Since it’s World Wildlife Day this week (3rd March), we’re taking a look into the ethics and conduct of wildlife filmmaking!

As a filmmaker or documentarian, with telling any story comes a level of responsibility. In order to help audiences understand something better, it’s imperative to share reliable facts and information. However, in the name of entertainment, some aspects of a topic are often distorted. This can especially be the case in wildlife documentaries.

Reality or Fiction?

The accurate sharing of natural history stories is important for informing how people interact with wildlife. The misrepresentation of certain species or animal habits can have detrimental impact on the animal. For example, how tigers in India can be portrayed as entering villages and posing a threat, whereas, in reality, the expansion of human dwellings has meant people encroaching on the tiger’s habitat.

In terms of reality and fiction, it’s important to remember, as viewers, to not believe everything we see. However, is a programme is put forth as educational, we tend to take what is presented as read. We shouldn’t have to constantly wonder if shots have been heavily manipulated, or if crafty editing has manufactured the outcome of something like a lion chase, or bursting river.

Animal Welfare

A large part of wildlife filmmaking is interacting with or working around wild animals. This is what makes the whole thing particularly dangerous and delicate. Animals are unpredictable, can scare easily, and react in a number of ways.
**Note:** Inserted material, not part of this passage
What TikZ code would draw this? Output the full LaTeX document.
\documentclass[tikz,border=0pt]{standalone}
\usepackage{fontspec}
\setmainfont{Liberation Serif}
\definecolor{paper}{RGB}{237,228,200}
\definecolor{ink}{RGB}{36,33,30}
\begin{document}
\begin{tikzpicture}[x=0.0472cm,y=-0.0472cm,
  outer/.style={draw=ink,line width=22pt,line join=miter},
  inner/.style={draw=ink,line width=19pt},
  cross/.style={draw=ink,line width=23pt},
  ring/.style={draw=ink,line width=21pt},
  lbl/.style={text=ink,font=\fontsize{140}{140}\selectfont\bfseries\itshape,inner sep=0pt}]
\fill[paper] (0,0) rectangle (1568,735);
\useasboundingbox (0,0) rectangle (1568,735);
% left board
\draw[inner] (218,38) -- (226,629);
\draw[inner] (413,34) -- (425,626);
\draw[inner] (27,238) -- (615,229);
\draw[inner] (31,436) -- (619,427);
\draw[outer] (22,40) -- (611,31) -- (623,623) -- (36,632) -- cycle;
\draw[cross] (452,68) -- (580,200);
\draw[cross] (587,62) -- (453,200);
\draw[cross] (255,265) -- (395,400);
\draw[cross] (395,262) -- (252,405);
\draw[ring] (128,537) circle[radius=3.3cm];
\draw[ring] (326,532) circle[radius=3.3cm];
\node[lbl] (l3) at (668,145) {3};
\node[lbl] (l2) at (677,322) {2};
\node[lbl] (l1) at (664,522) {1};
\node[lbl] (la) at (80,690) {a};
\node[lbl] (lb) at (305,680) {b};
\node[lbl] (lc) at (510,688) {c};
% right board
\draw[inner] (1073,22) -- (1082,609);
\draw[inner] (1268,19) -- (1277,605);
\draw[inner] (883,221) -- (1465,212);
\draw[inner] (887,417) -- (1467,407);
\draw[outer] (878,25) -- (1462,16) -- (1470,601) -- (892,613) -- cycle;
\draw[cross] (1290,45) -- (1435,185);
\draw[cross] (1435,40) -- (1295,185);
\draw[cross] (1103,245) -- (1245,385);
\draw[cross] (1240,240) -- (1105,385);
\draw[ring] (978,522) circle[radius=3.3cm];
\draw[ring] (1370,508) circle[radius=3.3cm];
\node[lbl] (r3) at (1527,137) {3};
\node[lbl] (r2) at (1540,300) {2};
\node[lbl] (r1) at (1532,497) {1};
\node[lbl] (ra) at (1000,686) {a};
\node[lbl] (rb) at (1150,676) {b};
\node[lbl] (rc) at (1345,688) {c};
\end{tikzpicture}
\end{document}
The simple act of setting up camp and using lots of camera equipment in a creature’s environment can be enough to cause damage. Upsetting an animal’s familiarity in its home can lead to unusual behaviours, that could potentially lead to it harming itself. Equally, stress caused to animals by unusual human presence can lessen reproductive success, which is incredibly damaging to endangered species. Because of this, it’s incredibly important to be mindful of your own impact when making your own wildlife documentary or film.

Code of Conduct

In order to protect wildlife and the natural world, the BBC and Filmmakers for Conservation have outlined codes to be adhered to when engaging in wildlife filmmaking.
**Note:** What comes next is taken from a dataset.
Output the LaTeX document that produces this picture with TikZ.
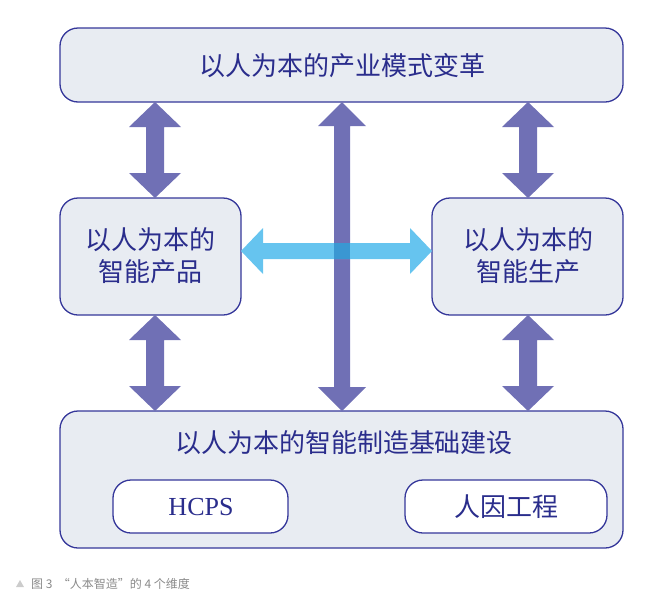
\documentclass[tikz,border=0pt]{standalone}
\usepackage{fontspec}
\setmainfont{Liberation Serif}
\newfontfamily\cjk{Noto Sans CJK SC}
\usetikzlibrary{calc}
\definecolor{edge}{HTML}{35379A}
\definecolor{boxfill}{HTML}{E8ECF2}
\definecolor{txt}{HTML}{2A2D8C}
\definecolor{purp}{HTML}{7070B5}
\definecolor{sky}{HTML}{66C4EF}
\definecolor{skydark}{HTML}{3A97D2}
\definecolor{capgray}{HTML}{8A8A8A}
\tikzset{
  panel/.style={draw=edge, line width=1.3pt, fill=boxfill, rounded corners=18pt},
  inner/.style={draw=edge, line width=1.3pt, fill=white, rounded corners=18pt},
  label/.style={text=txt, font=\cjk\fontsize{26}{31}\selectfont, align=center, inner sep=0pt},
}
\begin{document}
\begin{tikzpicture}[x=1pt,y=-1pt]
\useasboundingbox (0,0) rectangle (654,595);
% boxes
\draw[panel] (60,28) rectangle (623,102);
\draw[panel] (60,198) rectangle (241,315);
\draw[panel] (432,198) rectangle (623,315);
\draw[panel] (60,411) rectangle (623,548);
\draw[inner] (113,480) rectangle (288,533);
\draw[inner] (405,480) rectangle (607,533);
% coordinates
\coordinate (LT) at (155,102); \coordinate (LB) at (155,198);
\coordinate (RT) at (528,102); \coordinate (RB) at (528,198);
\coordinate (LT2) at (155,315); \coordinate (LB2) at (155,411);
\coordinate (RT2) at (528,315); \coordinate (RB2) at (528,411);
% double vertical arrows
\foreach \a/\b in {LT/LB,RT/RB,LT2/LB2,RT2/RB2}{
  \fill[purp] (\a) -- ($(\a)+(26,25)$) -- ($(\a)+(9,25)$) -- ($(\b)+(9,-25)$) -- ($(\b)+(26,-25)$) -- (\b)
   -- ($(\b)+(-26,-25)$) -- ($(\b)+(-9,-25)$) -- ($(\a)+(-9,25)$) -- ($(\a)+(-26,25)$) -- cycle;
}
% central long arrow
\coordinate (CT) at (342,102); \coordinate (CB) at (342,411);
\fill[purp] (CT) -- ($(CT)+(24,24)$) -- ($(CT)+(8,24)$) -- ($(CB)+(8,-24)$) -- ($(CB)+(24,-24)$) -- (CB)
   -- ($(CB)+(-24,-24)$) -- ($(CB)+(-8,-24)$) -- ($(CT)+(-8,24)$) -- ($(CT)+(-24,24)$) -- cycle;
% horizontal arrow
\coordinate (HL) at (241,251); \coordinate (HR) at (432,251);
\fill[sky] (HL) -- ($(HL)+(22,-23)$) -- ($(HL)+(22,-8)$) -- ($(HR)+(-22,-8)$) -- ($(HR)+(-22,-23)$) -- (HR)
   -- ($(HR)+(-22,23)$) -- ($(HR)+(-22,8)$) -- ($(HL)+(22,8)$) -- ($(HL)+(22,23)$) -- cycle;
\fill[skydark] (334,243) rectangle (350,259);
% texts
\node[label] (top) at (342,66) {以人为本的产业模式变革};
\node[label] (lp) at (150,256) {以人为本的\\[1pt]智能产品};
\node[label] (rp) at (528,256) {以人为本的\\[1pt]智能生产};
\node[label] (bot) at (344,443) {以人为本的智能制造基础建设};
\node[text=txt, font=\fontsize{26}{30}\selectfont, inner sep=0pt] (hcps) at (201,507) {HCPS};
\node[label] (hf) at (506,507) {人因工程};
% caption
\fill[gray!40] (16,587) -- (20,580) -- (24,587) -- cycle;
\node[anchor=west, text=capgray, font=\cjk\fontsize{12}{14}\selectfont, inner sep=0pt] (cap) at (31,584) {图 3 \ “人本智造”的 4 个维度};
\end{tikzpicture}
\end{document}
  1. Always place the welfare of the subject above all else.
  2. Ensure that your subjects are not caused any physical harm, anxiety, consequential predation or lessened reproductive success by your activities.
  3. Don’t do anything that will permanently alter the natural behavior of your subject. Be aware that habituation, baiting, and feeding may place your subjects at risk and may be lethal.
  4. It is unacceptable to restrict or restrain an animal by any means to attract a predator.
  5. Subjects should never be drugged or restrained in order to alter their behavior for the sole purpose of filming.
  6. Be aware of and follow all local and national laws regarding wildlife where you are filming.
  7. Be courteous to your contributors (give appropriate credit where it is due). Whenever possible give copies of the finished program, a copy of a long edit of an appropriate scene, and/or publicity photographs to the people who helped you.
  8. Images or script that give an audience abnormal, false or misleading information about a subject or its behavior should be avoided.
  9. Always research your subject prior to filming.

Guidelines for Working in the Field

  1. Restore all sites to their original state before you leave (for example: tie back rather than cut vegetation).
  2. Be aware and take precautions, as some species will permanently quit a site just because of your odor.
  3. Keep film, video equipment, and crew members at a distance sufficient to avoid site or subject disturbance.
  4. Night shooting with artificial lights can require precautions to avoid making the subject vulnerable to predation.
  5. Be prepared to meet unexpected conditions without damaging the environment or subject. Be especially prepared and deal with any people attracted by your activities as they could put the subject at risk.
  6. Be aware that filming a den or nest site could attract predators.
  7. The use of tame or captive animals should be acknowledged. If so, ensure the subject receives proper care; the subject’s trainer or custodian should always be present during filming.